ROK lawmaker submits bill to ban ships from flying rising sun flag

Asahi and Sankei reported from Seoul that a South Korean ruling party politician on Tuesday submitted to the parliament legislation prohibiting the passage through its territorial waters of ships flying the rising sun flag. The bill is in response to Japan's plan to send an SDF vessel displaying a rising sun flag to an ROK-Navy-sponsored naval review off Jeju Island in mid-October.

Osaka ends sister-city relationship with San Francisco

Asahi and Mainichi reported on an announcement made by the municipal government of Osaka on Tuesday that it has terminated its sister-city relationship with San Francisco given that the U.S. city had not responded by Sept. 30 to its letter requesting the removal of a comfort women statute that was erected in the city last September. Osaka Mayor Yoshimura told the press that the relationship of trust between the two municipalities has been "destroyed."

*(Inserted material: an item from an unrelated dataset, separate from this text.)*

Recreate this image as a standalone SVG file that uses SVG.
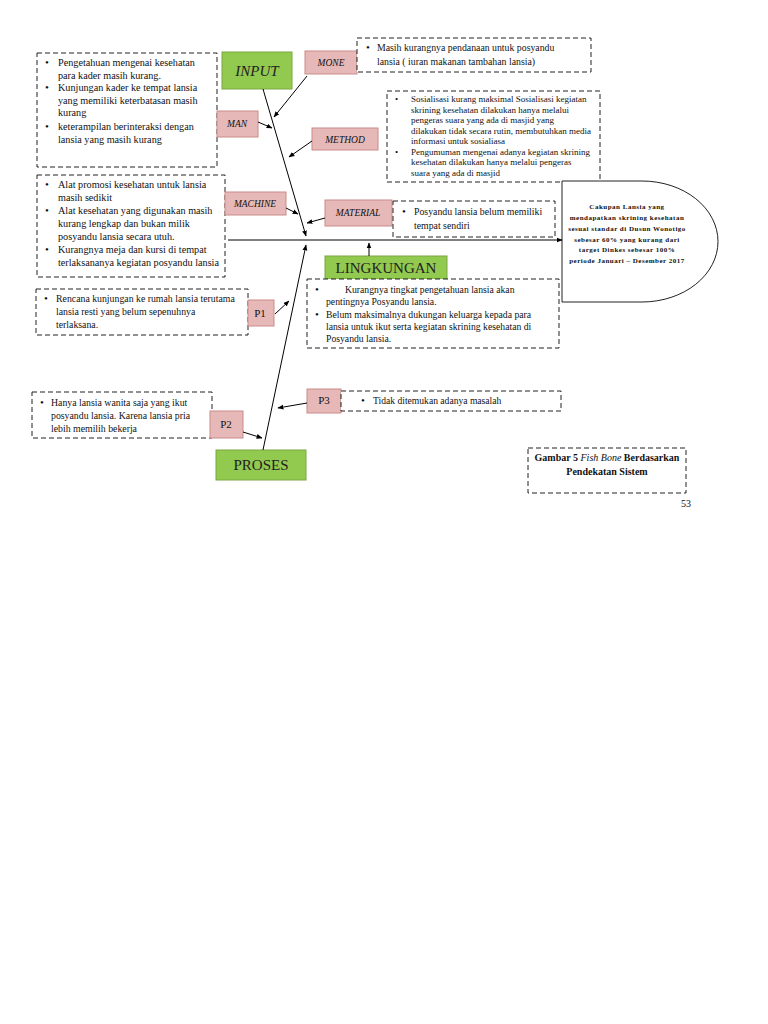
<svg xmlns="http://www.w3.org/2000/svg" width="768" height="1024" viewBox="0 0 768 1024">
<defs>
<marker id="ah" viewBox="0 0 10 10" refX="9" refY="5" markerWidth="6" markerHeight="6" orient="auto-start-reverse"><path d="M0,1 L10,5 L0,9 z" fill="#000"/></marker>
<style>
.dash{fill:#fff;stroke:#222;stroke-width:1;stroke-dasharray:5,3}
.pink{fill:#e6b9b8;stroke:#c98b8a;stroke-width:1}
.green{fill:#92c94f;stroke:#7aa841;stroke-width:1}
.t{font-family:"Liberation Serif",serif;fill:#111}
.b{font-size:11px}
.lab{font-family:"Liberation Serif",serif;font-style:italic;font-size:9.5px;fill:#111}
.big{font-family:"Liberation Serif",serif;font-size:15px;fill:#222}
.c{stroke:#000;stroke-width:1;fill:none;marker-end:url(#ah)}
</style>
</defs>
<rect width="768" height="1024" fill="#fff"/>

<g id="input">
<rect class="green" x="222" y="52" width="70" height="37"/>
<text class="big" x="257" y="76" text-anchor="middle" font-style="italic" font-size="17">INPUT</text>
</g>

<g id="man-box">
<rect class="dash" x="37" y="53" width="180" height="114"/>
<text class="t" font-size="10.2"><tspan class="b" x="45" y="66">•</tspan><tspan x="58" y="66">Pengetahuan mengenai kesehatan</tspan><tspan x="58" y="79">para kader masih kurang.</tspan><tspan class="b" x="45" y="91">•</tspan><tspan x="58" y="91">Kunjungan kader ke tempat lansia</tspan><tspan x="58" y="104">yang memiliki keterbatasan masih</tspan><tspan x="58" y="116">kurang</tspan><tspan class="b" x="45" y="130">•</tspan><tspan x="58" y="130">keterampilan berinteraksi dengan</tspan><tspan x="58" y="143">lansia yang masih kurang</tspan></text>
</g>

<g id="man"><rect class="pink" x="217" y="111" width="41" height="26"/><text class="lab" x="237" y="127" text-anchor="middle">MAN</text></g>

<g id="mone"><rect class="pink" x="305" y="51" width="52" height="23"/><text class="lab" x="331" y="66" text-anchor="middle">MONE</text></g>

<g id="mone-box">
<rect class="dash" x="357" y="38" width="234" height="34"/>
<text class="t" font-size="9.8"><tspan class="b" x="366" y="51">•</tspan><tspan x="377" y="51">Masih kurangnya pendanaan untuk posyandu</tspan><tspan x="377" y="65">lansia ( iuran makanan tambahan lansia)</tspan></text>
</g>

<g id="method"><rect class="pink" x="312" y="128" width="66" height="22"/><text class="lab" x="345" y="143" text-anchor="middle">METHOD</text></g>

<g id="method-box">
<rect class="dash" x="387" y="91" width="213" height="91"/>
<text class="t" font-size="9"><tspan x="395" y="102">•</tspan><tspan x="411" y="102">Sosialisasi kurang maksimal Sosialisasi kegiatan</tspan><tspan x="411" y="112.5">skrining kesehatan dilakukan hanya melalui</tspan><tspan x="411" y="123">pengeras suara yang ada di masjid yang</tspan><tspan x="411" y="133.5">dilakukan tidak secara rutin, membutuhkan media</tspan><tspan x="411" y="144">informasi untuk sosialiasa</tspan><tspan x="395" y="154.5">•</tspan><tspan x="411" y="154.5">Pengumuman mengenai adanya kegiatan skrining</tspan><tspan x="411" y="165">kesehatan dilakukan hanya melalui pengeras</tspan><tspan x="411" y="175.5">suara yang ada di masjid</tspan></text>
</g>

<g id="machine-box">
<rect class="dash" x="37" y="175" width="188" height="102"/>
<text class="t" font-size="10.2"><tspan class="b" x="45" y="188">•</tspan><tspan x="58" y="188">Alat promosi kesehatan untuk lansia</tspan><tspan x="58" y="201">masih sedikit</tspan><tspan class="b" x="45" y="214">•</tspan><tspan x="58" y="214">Alat kesehatan yang digunakan masih</tspan><tspan x="58" y="227">kurang lengkap dan bukan milik</tspan><tspan x="58" y="240">posyandu lansia secara utuh.</tspan><tspan class="b" x="45" y="253">•</tspan><tspan x="58" y="253">Kurangnya meja dan kursi di tempat</tspan><tspan x="58" y="266">terlaksananya kegiatan posyandu lansia</tspan></text>
</g>

<g id="machine"><rect class="pink" x="225" y="192" width="61" height="23"/><text class="lab" x="255" y="207" text-anchor="middle">MACHINE</text></g>

<g id="material"><rect class="pink" x="325" y="200" width="67" height="26"/><text class="lab" x="358" y="216" text-anchor="middle">MATERIAL</text></g>

<g id="material-box">
<rect class="dash" x="393" y="201" width="162" height="36"/>
<text class="t" font-size="9.8"><tspan class="b" x="402" y="215">•</tspan><tspan x="414" y="215">Posyandu lansia belum memiliki</tspan><tspan x="414" y="229">tempat sendiri</tspan></text>
</g>

<g id="goal">
<path d="M562,181 H642 A76,60.5 0 0 1 642,302 H562 Z" fill="#fff" stroke="#222" stroke-width="1"/>
<text class="t" font-size="7" font-weight="bold" letter-spacing="0.5" text-anchor="middle"><tspan x="627" y="209">Cakupan Lansia yang</tspan><tspan x="627" y="220">mendapatkan skrining kesehatan</tspan><tspan x="627" y="231">sesuai standar di Dusun Wonotigo</tspan><tspan x="627" y="242">sebesar 60% yang kurang dari</tspan><tspan x="627" y="252">target Dinkes sebesar 100%</tspan><tspan x="627" y="263">periode Januari – Desember 2017</tspan></text>
</g>

<g id="lingkungan"><rect class="green" x="325" y="256" width="122" height="23"/><text class="big" x="386" y="273" text-anchor="middle" font-size="14">LINGKUNGAN</text></g>

<g id="lingkungan-box">
<rect class="dash" x="307" y="279" width="252" height="69"/>
<text class="t" font-size="9.7"><tspan class="b" x="315" y="293">•</tspan><tspan x="345" y="293">Kurangnya tingkat pengetahuan lansia akan</tspan><tspan x="326" y="305">pentingnya Posyandu lansia.</tspan><tspan class="b" x="315" y="318">•</tspan><tspan x="326" y="318">Belum maksimalnya dukungan keluarga kepada para</tspan><tspan x="326" y="330">lansia untuk ikut serta kegiatan skrining kesehatan di</tspan><tspan x="326" y="342">Posyandu lansia.</tspan></text>
</g>

<g id="p1-box">
<rect class="dash" x="36" y="289" width="212" height="46"/>
<text class="t" font-size="9.8"><tspan class="b" x="44" y="302">•</tspan><tspan x="56" y="302">Rencana kunjungan ke rumah lansia terutama</tspan><tspan x="56" y="315">lansia resti yang belum sepenuhnya</tspan><tspan x="56" y="328">terlaksana.</tspan></text>
</g>

<g id="p1"><rect class="pink" x="248" y="300" width="26" height="26"/><text class="t" font-size="11" x="260" y="317" text-anchor="middle">P1</text></g>

<g id="p2-box">
<rect class="dash" x="32" y="392" width="180" height="46"/>
<text class="t" font-size="9.8"><tspan class="b" x="40" y="406">•</tspan><tspan x="51" y="406">Hanya lansia wanita saja yang ikut</tspan><tspan x="51" y="419">posyandu lansia. Karena lansia pria</tspan><tspan x="51" y="432">lebih memilih bekerja</tspan></text>
</g>

<g id="p2"><rect class="pink" x="210" y="411" width="33" height="27"/><text class="t" font-size="11" x="226" y="428" text-anchor="middle">P2</text></g>

<g id="p3"><rect class="pink" x="307" y="389" width="34" height="24"/><text class="t" font-size="11" x="324" y="404" text-anchor="middle">P3</text></g>

<g id="p3-box">
<rect class="dash" x="341" y="391" width="220" height="20"/>
<text class="t" font-size="9.6"><tspan class="b" x="361" y="404">•</tspan><tspan x="373" y="404">Tidak ditemukan adanya masalah</tspan></text>
</g>

<g id="proses"><rect class="green" x="216" y="450" width="90" height="30"/><text class="big" x="261" y="470" text-anchor="middle">PROSES</text></g>

<g id="caption">
<rect class="dash" x="528" y="448" width="158" height="45"/>
<text class="t" font-size="10" text-anchor="middle"><tspan x="607" y="461" font-weight="bold">Gambar 5 </tspan><tspan font-style="italic">Fish Bone</tspan><tspan font-weight="bold"> Berdasarkan</tspan><tspan x="607" y="475" font-weight="bold">Pendekatan Sistem</tspan></text>
<text class="t" font-size="10" x="686" y="507" text-anchor="middle">53</text>
</g>

<g id="connectors">
<line class="c" x1="228" y1="240" x2="562" y2="240"/>
<line class="c" x1="263" y1="89" x2="306" y2="236"/>
<line class="c" x1="263" y1="450" x2="306" y2="245"/>
<line class="c" x1="307" y1="76" x2="274" y2="117"/>
<line class="c" x1="258" y1="122" x2="272" y2="128"/>
<line class="c" x1="312" y1="141" x2="289" y2="157"/>
<line class="c" x1="286" y1="208" x2="298" y2="214"/>
<line class="c" x1="325" y1="218" x2="307" y2="223"/>
<line class="c" x1="369" y1="256" x2="369" y2="243"/>
<line class="c" x1="275" y1="314" x2="289" y2="301"/>
<line class="c" x1="243" y1="432" x2="262" y2="438"/>
<line class="c" x1="307" y1="403" x2="278" y2="408"/>
</g>
</svg>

GSDF, British Army conduct joint training in Japan

Yomiuri wrote that a joint drill involving GSDF and British Army troops was opened to the press yesterday at an SDF camp in Shizuoka, saying that this was the first joint training ever held in Japan between the two services. Some 50 British personnel are currently taking part in the two-week training that began on Sunday. The British general who heads the UK troops told the press that their participation signifies a strengthened security relationship between the UK and Japan.


International panel makes recommendation to Japan on research whaling

Yomiuri, Mainichi, and Sankei reported that the governing body of the Convention on International Trade in Endangered Species of Wild Fauna and Flora (known as the Washington Convention) has asked Japan to take corrective measures on its research whaling of sei whales, which the panel claimed is conducted for "commercial purposes." According to the article, the GOJ has insisted that research whaling of the species constitutes "academic research." The GOJ reportedly needs to respond to the recommendation by next February.